#### [YOUR GOAL]
Take the material below and retype it in full; pictures are left out.

==== DATA ====

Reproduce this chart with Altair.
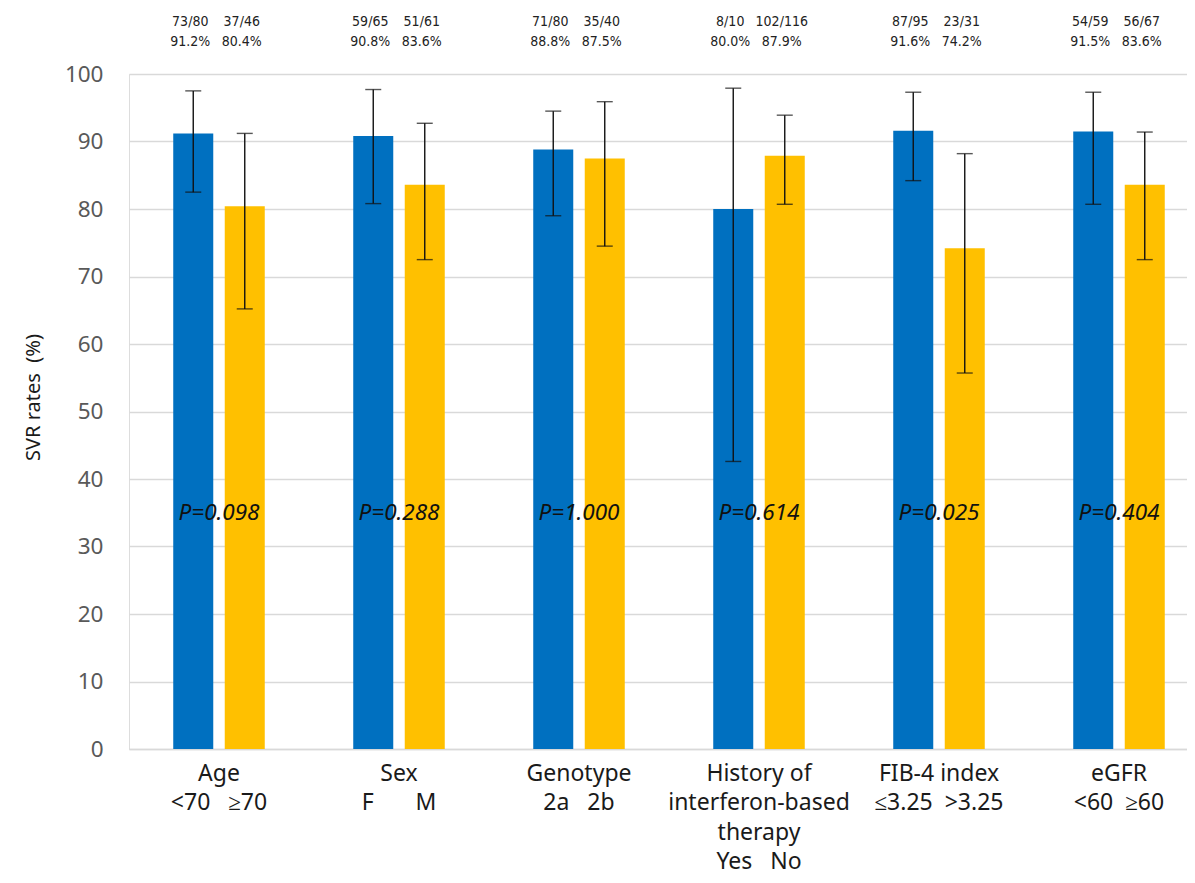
import altair as alt
import pandas as pd

NB = "\u00a0"

groups = [
    "Age|<70" + NB * 3 + "≥70",
    "Sex|F" + NB * 7 + "M",
    "Genotype|2a" + NB * 3 + "2b",
    "History of|interferon-based|therapy|Yes" + NB * 3 + "No" + NB * 3,
    "FIB-4 index" + NB * 2 + "|≤3.25" + NB * 2 + ">3.25" + NB * 5,
    "eGFR" + NB + "|<60" + NB * 2 + "≥60" + NB * 5,
]
series = ["first", "second"]

blue_vals = [91.2, 90.8, 88.8, 80.0, 91.6, 91.5]
yellow_vals = [80.4, 83.6, 87.5, 87.9, 74.2, 83.6]
blue_lo = [82.5, 80.8, 79.0, 42.6, 84.2, 80.7]
blue_hi = [97.5, 97.7, 94.5, 97.9, 97.3, 97.3]
yellow_lo = [65.2, 72.5, 74.5, 80.7, 55.7, 72.5]
yellow_hi = [91.2, 92.7, 95.9, 93.9, 88.2, 91.4]
blue_frac = ["73/80", "59/65", "71/80", "8/10", "87/95", "54/59"]
yellow_frac = ["37/46", "51/61", "35/40", "102/116", "23/31", "56/67"]
p_values = ["P=0.098", "P=0.288", "P=1.000", "P=0.614", "P=0.025", "P=0.404"]
p_y = 35

rows = []
for i, g in enumerate(groups):
    rows.append(dict(group=g, series=series[0], value=blue_vals[i], lo=blue_lo[i],
                     hi=blue_hi[i], frac=blue_frac[i]))
    rows.append(dict(group=g, series=series[1], value=yellow_vals[i], lo=yellow_lo[i],
                     hi=yellow_hi[i], frac=yellow_frac[i]))
df = pd.DataFrame(rows)
pdf = pd.DataFrame({"group": groups, "p": p_values, "py": [p_y] * len(groups)})

x_enc = alt.X(
    "group:N",
    sort=groups,
    scale=alt.Scale(range=[0, 1080], paddingInner=0, paddingOuter=0),
    axis=alt.Axis(
        title=None,
        labelExpr="split(datum.value, '|')",
        labelFont="Noto Sans",
        labelFontSize=23,
        labelColor="#1a1a1a",
        labelLineHeight=29.5,
        labelPadding=13,
        labelAngle=0,
        labelLimit=0,
        ticks=False,
        domainColor="#d9d9d9",
        domainWidth=1.5,
        grid=False,
        labelOverlap=False,
    ),
)
xo_enc = alt.XOffset(
    "series:N",
    sort=series,
    scale=alt.Scale(paddingInner=0.223, paddingOuter=0.859),
)
y_scale = alt.Scale(domain=[0, 100], nice=False)

bars = alt.Chart(df).mark_bar().encode(
    x=x_enc,
    xOffset=xo_enc,
    y=alt.Y(
        "value:Q",
        scale=y_scale,
        axis=alt.Axis(
            title="SVR rates" + NB * 2 + "(%)",
            titleFont="Noto Sans",
            titleFontSize=20,
            titleFontWeight="normal",
            titleColor="#1a1a1a",
            titleY=323,
            titleX=-86,
            values=list(range(0, 101, 10)),
            labelFont="Noto Sans",
            labelFontSize=22.5,
            labelColor="#595959",
            labelPadding=26,
            ticks=False,
            domain=False,
            gridColor="#d9d9d9",
            gridWidth=1.3,
        ),
    ),
    color=alt.Color(
        "series:N",
        sort=series,
        scale=alt.Scale(domain=series, range=["#0070C0", "#FFC000"]),
        legend=None,
    ),
)

err = alt.Chart(df).mark_rule(color="#111111", strokeWidth=1.4).encode(
    x=alt.X("group:N", sort=groups),
    xOffset=alt.XOffset("series:N", sort=series),
    y=alt.Y("lo:Q", scale=y_scale),
    y2="hi:Q",
)
cap_lo = alt.Chart(df).mark_tick(color="#111111", thickness=1.4, size=16).encode(
    x=alt.X("group:N", sort=groups),
    xOffset=alt.XOffset("series:N", sort=series),
    y=alt.Y("lo:Q", scale=y_scale),
)
cap_hi = alt.Chart(df).mark_tick(color="#111111", thickness=1.4, size=16).encode(
    x=alt.X("group:N", sort=groups),
    xOffset=alt.XOffset("series:N", sort=series),
    y=alt.Y("hi:Q", scale=y_scale),
)

frac_text = alt.Chart(df).mark_text(
    font="DejaVu Sans Condensed", fontSize=14, color="#222222", baseline="middle", dx=-3
).encode(
    x=alt.X("group:N", sort=groups),
    xOffset=alt.XOffset("series:N", sort=series),
    y=alt.value(-52),
    text="frac:N",
)
pct_text = alt.Chart(df).transform_calculate(
    pct="format(datum.value, '.1f') + '%'"
).mark_text(
    font="DejaVu Sans Condensed", fontSize=14, color="#222222", baseline="middle", dx=-3
).encode(
    x=alt.X("group:N", sort=groups),
    xOffset=alt.XOffset("series:N", sort=series),
    y=alt.value(-32),
    text="pct:N",
)

p_text = alt.Chart(pdf).mark_text(
    font="Noto Sans", fontSize=22.5, fontStyle="italic", color="#111111", baseline="middle"
).encode(
    x=alt.X("group:N", sort=groups),
    y=alt.Y("py:Q", scale=y_scale),
    text="p:N",
)

chart = alt.layer(bars, err, cap_lo, cap_hi, frac_text, pct_text, p_text).properties(
    width=1058,
    height=675,
    autosize=alt.AutoSizeParams(type="none"),
    padding={"left": 121, "top": 66, "right": 0, "bottom": 126},
).configure_view(stroke=None).configure(background="white")

chart.save("out.html", embed_options={"renderer": "svg", "actions": False})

====

#### [REPLY TO THE EXERCISE]
Reproduce this chart with Altair.
import altair as alt
import pandas as pd

NB = "\u00a0"

groups = [
    "Age|<70" + NB * 3 + "≥70",
    "Sex|F" + NB * 7 + "M",
    "Genotype|2a" + NB * 3 + "2b",
    "History of|interferon-based|therapy|Yes" + NB * 3 + "No" + NB * 3,
    "FIB-4 index" + NB * 2 + "|≤3.25" + NB * 2 + ">3.25" + NB * 5,
    "eGFR" + NB + "|<60" + NB * 2 + "≥60" + NB * 5,
]
series = ["first", "second"]

blue_vals = [91.2, 90.8, 88.8, 80.0, 91.6, 91.5]
yellow_vals = [80.4, 83.6, 87.5, 87.9, 74.2, 83.6]
blue_lo = [82.5, 80.8, 79.0, 42.6, 84.2, 80.7]
blue_hi = [97.5, 97.7, 94.5, 97.9, 97.3, 97.3]
yellow_lo = [65.2, 72.5, 74.5, 80.7, 55.7, 72.5]
yellow_hi = [91.2, 92.7, 95.9, 93.9, 88.2, 91.4]
blue_frac = ["73/80", "59/65", "71/80", "8/10", "87/95", "54/59"]
yellow_frac = ["37/46", "51/61", "35/40", "102/116", "23/31", "56/67"]
p_values = ["P=0.098", "P=0.288", "P=1.000", "P=0.614", "P=0.025", "P=0.404"]
p_y = 35

rows = []
for i, g in enumerate(groups):
    rows.append(dict(group=g, series=series[0], value=blue_vals[i], lo=blue_lo[i],
                     hi=blue_hi[i], frac=blue_frac[i]))
    rows.append(dict(group=g, series=series[1], value=yellow_vals[i], lo=yellow_lo[i],
                     hi=yellow_hi[i], frac=yellow_frac[i]))
df = pd.DataFrame(rows)
pdf = pd.DataFrame({"group": groups, "p": p_values, "py": [p_y] * len(groups)})

x_enc = alt.X(
    "group:N",
    sort=groups,
    scale=alt.Scale(range=[0, 1080], paddingInner=0, paddingOuter=0),
    axis=alt.Axis(
        title=None,
        labelExpr="split(datum.value, '|')",
        labelFont="Noto Sans",
        labelFontSize=23,
        labelColor="#1a1a1a",
        labelLineHeight=29.5,
        labelPadding=13,
        labelAngle=0,
        labelLimit=0,
        ticks=False,
        domainColor="#d9d9d9",
        domainWidth=1.5,
        grid=False,
        labelOverlap=False,
    ),
)
xo_enc = alt.XOffset(
    "series:N",
    sort=series,
    scale=alt.Scale(paddingInner=0.223, paddingOuter=0.859),
)
y_scale = alt.Scale(domain=[0, 100], nice=False)

bars = alt.Chart(df).mark_bar().encode(
    x=x_enc,
    xOffset=xo_enc,
    y=alt.Y(
        "value:Q",
        scale=y_scale,
        axis=alt.Axis(
            title="SVR rates" + NB * 2 + "(%)",
            titleFont="Noto Sans",
            titleFontSize=20,
            titleFontWeight="normal",
            titleColor="#1a1a1a",
            titleY=323,
            titleX=-86,
            values=list(range(0, 101, 10)),
            labelFont="Noto Sans",
            labelFontSize=22.5,
            labelColor="#595959",
            labelPadding=26,
            ticks=False,
            domain=False,
            gridColor="#d9d9d9",
            gridWidth=1.3,
        ),
    ),
    color=alt.Color(
        "series:N",
        sort=series,
        scale=alt.Scale(domain=series, range=["#0070C0", "#FFC000"]),
        legend=None,
    ),
)

err = alt.Chart(df).mark_rule(color="#111111", strokeWidth=1.4).encode(
    x=alt.X("group:N", sort=groups),
    xOffset=alt.XOffset("series:N", sort=series),
    y=alt.Y("lo:Q", scale=y_scale),
    y2="hi:Q",
)
cap_lo = alt.Chart(df).mark_tick(color="#111111", thickness=1.4, size=16).encode(
    x=alt.X("group:N", sort=groups),
    xOffset=alt.XOffset("series:N", sort=series),
    y=alt.Y("lo:Q", scale=y_scale),
)
cap_hi = alt.Chart(df).mark_tick(color="#111111", thickness=1.4, size=16).encode(
    x=alt.X("group:N", sort=groups),
    xOffset=alt.XOffset("series:N", sort=series),
    y=alt.Y("hi:Q", scale=y_scale),
)

frac_text = alt.Chart(df).mark_text(
    font="DejaVu Sans Condensed", fontSize=14, color="#222222", baseline="middle", dx=-3
).encode(
    x=alt.X("group:N", sort=groups),
    xOffset=alt.XOffset("series:N", sort=series),
    y=alt.value(-52),
    text="frac:N",
)
pct_text = alt.Chart(df).transform_calculate(
    pct="format(datum.value, '.1f') + '%'"
).mark_text(
    font="DejaVu Sans Condensed", fontSize=14, color="#222222", baseline="middle", dx=-3
).encode(
    x=alt.X("group:N", sort=groups),
    xOffset=alt.XOffset("series:N", sort=series),
    y=alt.value(-32),
    text="pct:N",
)

p_text = alt.Chart(pdf).mark_text(
    font="Noto Sans", fontSize=22.5, fontStyle="italic", color="#111111", baseline="middle"
).encode(
    x=alt.X("group:N", sort=groups),
    y=alt.Y("py:Q", scale=y_scale),
    text="p:N",
)

chart = alt.layer(bars, err, cap_lo, cap_hi, frac_text, pct_text, p_text).properties(
    width=1058,
    height=675,
    autosize=alt.AutoSizeParams(type="none"),
    padding={"left": 121, "top": 66, "right": 0, "bottom": 126},
).configure_view(stroke=None).configure(background="white")

chart.save("out.html", embed_options={"renderer": "svg", "actions": False})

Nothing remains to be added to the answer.